Au final donc, l’automobilisme semble s’être intégralement dévoilé au fil du XXe siècle. Si elle a perdu progressivement beaucoup de son attrait, il semble, selon l’auteur, que des résidus des premiers temps ont résisté à l’épreuve du temps. L’automobile et l’automobilisme continuent de fasciner aujourd’hui encore ; comme le rappelle l’auteur avec l’affiche du mondial de l’automobile de Paris (1994) « on n’arrête pas un rêve qui marche » : l’automobile, elle, roule et elle continue de faire rêver les petits comme les plus grands.
On a donc ici à faire à un ouvrage fondamental qui brasse une quantité de sources pour aborder un sujet — l’automobilisme — qui peut sembler trivial mais qui s’avère au fur et à mesure des pages tournées d’une complexité certaine. On peut apprécié le large espace laissé aux citations et à la reproduction de l’iconographie, les annexes à la fin de l’ouvrage avec une chronologie mondiale qui permet de situer l’automobilisme dans un contexte international, les lieux de mémoires dédiés à l’automobile listés pour permettre de dépasser la simple lecture et un lexique qui facilite la compréhension des mondes de l’automobile pour les moins spécialistes d’entre nous. Toutefois, on peut regretter la non-évocation de la relation complexe entre l’automobilisme et la femme, un chapitre aurait sans doute pu être consacré à l’ambivalence de l’automobilisme dans les espaces ruraux où les impacts semblent excédés ceux produits dans les espaces urbains et puisqu’il y est question du XXIe siècle, évoquer le phénomène analysé dans les nouveaux pays (Chine et Inde) et avancer quelques pistes sur les impacts des véhicules hybrides et électriques auraient été appréciés.

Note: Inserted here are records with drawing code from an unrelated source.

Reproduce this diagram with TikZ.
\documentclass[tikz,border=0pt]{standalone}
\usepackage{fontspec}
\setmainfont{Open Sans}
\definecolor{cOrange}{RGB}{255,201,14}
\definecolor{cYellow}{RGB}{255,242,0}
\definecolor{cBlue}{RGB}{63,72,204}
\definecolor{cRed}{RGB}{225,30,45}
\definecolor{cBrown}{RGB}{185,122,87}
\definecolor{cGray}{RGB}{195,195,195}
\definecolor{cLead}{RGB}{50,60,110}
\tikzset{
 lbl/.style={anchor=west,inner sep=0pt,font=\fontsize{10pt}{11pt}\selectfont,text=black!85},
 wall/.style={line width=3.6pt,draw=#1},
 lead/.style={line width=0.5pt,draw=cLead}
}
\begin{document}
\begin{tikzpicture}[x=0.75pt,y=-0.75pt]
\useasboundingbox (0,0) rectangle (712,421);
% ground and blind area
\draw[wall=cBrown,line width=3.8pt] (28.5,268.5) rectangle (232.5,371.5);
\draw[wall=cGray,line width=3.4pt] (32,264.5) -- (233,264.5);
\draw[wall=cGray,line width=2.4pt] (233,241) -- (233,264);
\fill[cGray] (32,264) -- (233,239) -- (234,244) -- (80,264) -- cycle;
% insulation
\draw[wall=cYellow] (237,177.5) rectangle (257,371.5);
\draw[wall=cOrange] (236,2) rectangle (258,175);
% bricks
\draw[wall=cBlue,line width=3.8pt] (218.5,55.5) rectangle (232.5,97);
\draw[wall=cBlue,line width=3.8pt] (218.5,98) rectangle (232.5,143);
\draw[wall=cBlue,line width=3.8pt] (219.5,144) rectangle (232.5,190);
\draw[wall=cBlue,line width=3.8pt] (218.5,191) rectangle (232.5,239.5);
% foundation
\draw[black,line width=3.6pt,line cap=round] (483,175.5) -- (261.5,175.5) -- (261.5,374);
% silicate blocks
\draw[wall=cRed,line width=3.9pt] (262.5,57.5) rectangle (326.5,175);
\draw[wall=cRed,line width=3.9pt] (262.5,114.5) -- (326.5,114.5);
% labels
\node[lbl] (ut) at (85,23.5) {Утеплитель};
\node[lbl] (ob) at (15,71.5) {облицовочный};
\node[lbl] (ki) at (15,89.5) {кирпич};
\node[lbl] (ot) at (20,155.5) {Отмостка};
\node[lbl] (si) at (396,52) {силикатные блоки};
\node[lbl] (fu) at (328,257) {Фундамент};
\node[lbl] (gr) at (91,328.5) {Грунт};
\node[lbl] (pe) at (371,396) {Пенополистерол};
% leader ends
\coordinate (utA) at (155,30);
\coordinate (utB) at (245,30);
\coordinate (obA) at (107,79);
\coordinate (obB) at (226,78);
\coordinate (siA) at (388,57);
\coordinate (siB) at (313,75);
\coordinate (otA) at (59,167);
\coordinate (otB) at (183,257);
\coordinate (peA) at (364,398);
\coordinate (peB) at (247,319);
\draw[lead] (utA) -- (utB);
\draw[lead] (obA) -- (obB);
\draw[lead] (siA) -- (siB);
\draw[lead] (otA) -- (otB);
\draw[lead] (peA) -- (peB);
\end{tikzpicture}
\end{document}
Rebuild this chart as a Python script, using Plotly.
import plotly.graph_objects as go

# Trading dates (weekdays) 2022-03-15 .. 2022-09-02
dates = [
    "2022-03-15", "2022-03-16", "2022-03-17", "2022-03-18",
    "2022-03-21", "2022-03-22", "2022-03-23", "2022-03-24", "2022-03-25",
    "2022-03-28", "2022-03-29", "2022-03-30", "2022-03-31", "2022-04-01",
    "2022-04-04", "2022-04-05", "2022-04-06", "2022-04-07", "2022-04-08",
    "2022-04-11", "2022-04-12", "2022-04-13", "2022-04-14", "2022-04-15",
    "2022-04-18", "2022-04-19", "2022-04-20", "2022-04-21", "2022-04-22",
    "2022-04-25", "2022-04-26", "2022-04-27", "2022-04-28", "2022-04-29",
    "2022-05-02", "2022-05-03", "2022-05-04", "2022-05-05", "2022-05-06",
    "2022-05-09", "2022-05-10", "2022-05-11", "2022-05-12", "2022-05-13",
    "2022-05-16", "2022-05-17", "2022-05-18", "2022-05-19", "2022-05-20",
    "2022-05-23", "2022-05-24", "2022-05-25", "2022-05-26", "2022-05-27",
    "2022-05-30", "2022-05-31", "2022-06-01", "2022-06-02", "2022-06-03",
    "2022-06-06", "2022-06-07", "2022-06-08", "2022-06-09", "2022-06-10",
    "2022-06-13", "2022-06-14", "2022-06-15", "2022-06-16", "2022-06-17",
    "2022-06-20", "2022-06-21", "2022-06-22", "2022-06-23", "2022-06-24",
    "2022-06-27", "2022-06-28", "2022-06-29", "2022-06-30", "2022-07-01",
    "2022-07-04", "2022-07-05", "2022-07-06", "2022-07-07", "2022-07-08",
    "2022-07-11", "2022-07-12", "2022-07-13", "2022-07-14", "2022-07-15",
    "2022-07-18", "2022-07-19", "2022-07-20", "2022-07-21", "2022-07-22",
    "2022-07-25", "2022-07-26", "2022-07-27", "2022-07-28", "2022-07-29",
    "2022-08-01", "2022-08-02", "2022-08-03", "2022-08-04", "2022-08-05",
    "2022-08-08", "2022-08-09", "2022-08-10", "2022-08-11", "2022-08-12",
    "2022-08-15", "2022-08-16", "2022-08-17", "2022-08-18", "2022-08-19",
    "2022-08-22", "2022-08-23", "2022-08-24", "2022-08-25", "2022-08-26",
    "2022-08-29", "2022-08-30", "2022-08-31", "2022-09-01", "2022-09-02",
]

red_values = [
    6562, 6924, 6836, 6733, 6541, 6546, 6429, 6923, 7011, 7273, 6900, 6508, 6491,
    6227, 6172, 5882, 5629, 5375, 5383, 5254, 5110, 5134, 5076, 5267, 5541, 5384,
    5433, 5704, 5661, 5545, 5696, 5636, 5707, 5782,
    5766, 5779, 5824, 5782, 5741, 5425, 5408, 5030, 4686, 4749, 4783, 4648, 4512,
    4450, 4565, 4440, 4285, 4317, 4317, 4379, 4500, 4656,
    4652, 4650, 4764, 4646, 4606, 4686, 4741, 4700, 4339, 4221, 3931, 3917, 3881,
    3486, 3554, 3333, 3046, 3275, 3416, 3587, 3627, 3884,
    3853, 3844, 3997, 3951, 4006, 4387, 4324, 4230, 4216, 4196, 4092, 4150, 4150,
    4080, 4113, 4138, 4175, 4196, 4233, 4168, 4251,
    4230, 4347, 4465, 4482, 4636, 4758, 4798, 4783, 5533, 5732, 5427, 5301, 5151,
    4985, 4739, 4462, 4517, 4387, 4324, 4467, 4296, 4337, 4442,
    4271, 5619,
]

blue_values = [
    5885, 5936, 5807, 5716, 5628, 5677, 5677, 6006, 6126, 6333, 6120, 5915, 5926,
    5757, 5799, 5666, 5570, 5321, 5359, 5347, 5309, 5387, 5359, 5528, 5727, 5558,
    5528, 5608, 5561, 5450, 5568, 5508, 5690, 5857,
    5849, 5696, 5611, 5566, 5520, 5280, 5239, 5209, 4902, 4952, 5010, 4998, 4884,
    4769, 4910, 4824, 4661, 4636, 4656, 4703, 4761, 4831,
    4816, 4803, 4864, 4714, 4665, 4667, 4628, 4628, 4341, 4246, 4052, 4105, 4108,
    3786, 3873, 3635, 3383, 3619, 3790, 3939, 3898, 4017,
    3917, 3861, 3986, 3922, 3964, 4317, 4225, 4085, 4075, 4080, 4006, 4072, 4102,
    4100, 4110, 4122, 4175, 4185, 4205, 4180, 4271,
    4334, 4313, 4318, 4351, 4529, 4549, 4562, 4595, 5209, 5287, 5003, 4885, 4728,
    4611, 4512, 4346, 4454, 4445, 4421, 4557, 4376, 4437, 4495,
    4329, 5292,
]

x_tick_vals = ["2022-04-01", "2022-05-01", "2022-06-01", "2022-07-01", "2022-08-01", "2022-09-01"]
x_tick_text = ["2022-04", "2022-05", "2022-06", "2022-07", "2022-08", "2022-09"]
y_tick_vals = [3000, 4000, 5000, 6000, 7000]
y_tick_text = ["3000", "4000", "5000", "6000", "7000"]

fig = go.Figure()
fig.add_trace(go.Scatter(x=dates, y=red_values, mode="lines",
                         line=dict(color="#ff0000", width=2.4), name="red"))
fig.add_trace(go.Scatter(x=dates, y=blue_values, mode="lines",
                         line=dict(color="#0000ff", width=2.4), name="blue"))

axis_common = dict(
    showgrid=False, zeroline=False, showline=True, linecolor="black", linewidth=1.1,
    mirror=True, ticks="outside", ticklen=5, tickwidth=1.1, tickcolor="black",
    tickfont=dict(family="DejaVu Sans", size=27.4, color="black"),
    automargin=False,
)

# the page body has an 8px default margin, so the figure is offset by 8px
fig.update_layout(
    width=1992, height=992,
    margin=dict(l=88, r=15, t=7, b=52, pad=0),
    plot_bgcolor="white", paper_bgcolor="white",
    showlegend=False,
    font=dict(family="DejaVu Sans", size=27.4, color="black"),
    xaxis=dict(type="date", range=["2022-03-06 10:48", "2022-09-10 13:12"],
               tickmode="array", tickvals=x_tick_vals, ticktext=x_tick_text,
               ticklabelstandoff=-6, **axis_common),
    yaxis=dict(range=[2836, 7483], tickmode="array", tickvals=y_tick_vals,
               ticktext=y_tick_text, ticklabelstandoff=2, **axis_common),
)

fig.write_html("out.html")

S’il s’agit d’un bien d’un essai comme le sous-titre l’indique, il n’en reste pas moins qu’aux vues des sources brassées, il constitue un jalon majeur que ce soit pour le néophyte qui souhaite découvrir les mystères de l’automobilisme ou bien un chercheur en quête de réponses sur le sujet ou bien s’il désire plonger dans l’immense bibliographie à laquelle l’auteur fait référence.